The song “34+35” opens with a fan-favorite line; “If I put it quite plainly / Just gimme them babies.” 


Other lyrics in the song, whose title itself is a reference to a sexual position when the numbers are calculated, relate Grande’s sexual desires and mark a return to clever wordplay and well-chosen innuendos. Later in “34+35,” she sings:


“I don’t wanna keep you up / 

But show me, can you keep it up? / 

‘Cause then I’ll have to keep you up.” 


Yet the production of the project weakens an otherwise strong display of her talent. I’d call the style of the entire album “bedroom R&B,” blending lo-fi indie influences with the mainstream hip-hop and pop sounds associated with Grande’s earlier work. Only a handful of tracks are energetic enough to be radio-friendly singles reminiscent of older Grande albums. They exemplify the style Grande has come to be known for, through songs like “Side to Side” off Dangerous Woman or “Problem” from My Everything: party anthems that are easy to memorize and gain instant popularity as soon as they are released. 


Positions isn’t the radio-oriented pop that listeners are used to hearing from her; however, in an industry that values art only as a profitable commodity, it’s refreshing to listen to an album that reads more as a love letter from an artist to her fans instead of a tool to increase her public awareness and respect among critics. But Grande is so focused on producing a cohesive and intimate sound, pace and tone within the album that few of the tracks are actually memorable. Many, like “six thirty,” “nasty,” “west side” and “obvious,” play at such a similar speed and stay so comfortably within her vocal range that they could be interchangeable. It results in a sultry and romantic but ultimately flat-sounding blend that doesn’t introduce anything new or showcase her evolution as an artist. 


The album shines best when Grande is at her most vulnerable and unapologetic. Its best track is the eponymous lead single “positions,” which stands out thanks to a violin accompaniment heard nowhere else on the album and offers a refreshing challenge to standard conceptions of womanhood. In another fan-favorite, “my hair,” Grande allows her partner to run his hands through her hair in an incredibly intimate touch. Its production glows from its jazz influences and a final chorus sung entirely in Grande’s stunning whistle register. In “off the table,” an emotional ballad dedicated to her late ex-boyfriend Mac Miller, she and the Weeknd duet in one of the album’s most moving vocal performances.

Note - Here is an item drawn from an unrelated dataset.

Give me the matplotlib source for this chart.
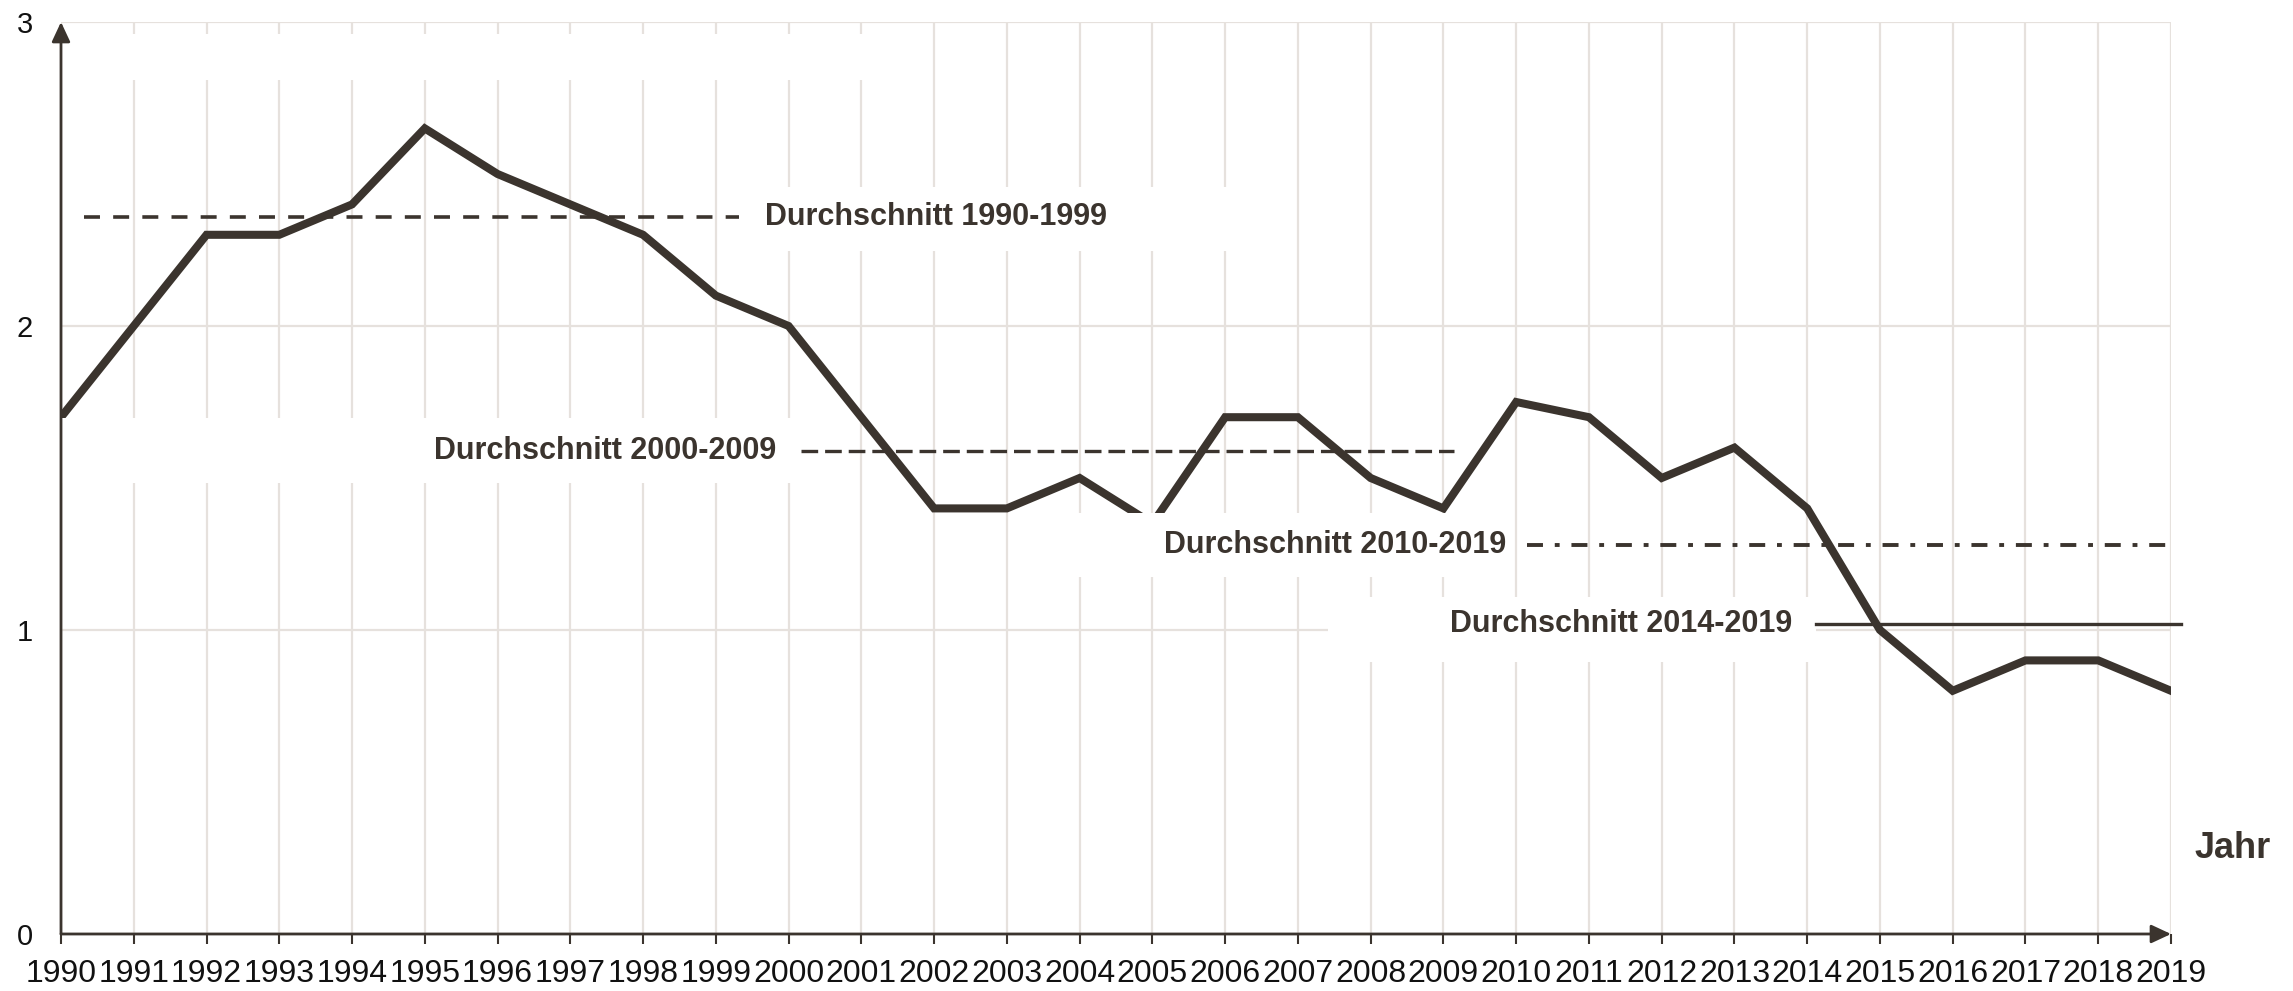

It’s no secret, of course, that Black musicians, songwriters, and producers are the backbone of Grande’s success. Though a talented artist in her own right, incorporating R&B and trap within her work while making it her own, she has revolutionized the pop scene, and owes her success largely to the creativity of Black artists—songwriters Tayla Pax, Victoria Monét and Leon Thomas III and musicians Ty Dolla $ign and Nicki Minaj. Her career is no one-woman operation, even if at times it appears to be.


She’s just one of many white women in the entertainment industry like the Kardashians, Bhad Bhabie, or Addison Rae who’ve been accused of blackfishing, appropriating Black hairstyles and tanning so that their appearance straddles the line between racially ambiguous at best and a light-skinned Black woman at worst.

Via Republic Records, thank u next album art

Via Republic Records, thank u next album art

Even just one glance at the cover art for her album “thank u, next” sees Grande five or six shades darker than she appeared in her days on Nickelodeon. It certainly doesn’t help that her distinctive R&B sound originates from—and continues to be created by—Black musicians. She must be held accountable to do right by the Black artists who have shaped her sound and thus her celebrity as she continues to succeed within the industry. 


Though Positions could’ve diversified its overall sound, tone, and pace, Grande continues to wow her listeners with her vocal performances, lyrical playfulness, and embrace of her sexuality without censor or apology. Positions not only glorifies the sexual roles Grande might take in the bedroom or her prowess in the kitchen, but also the ways she transforms herself into a woman who can want and have it all—ambition, power, talent, and of course, love.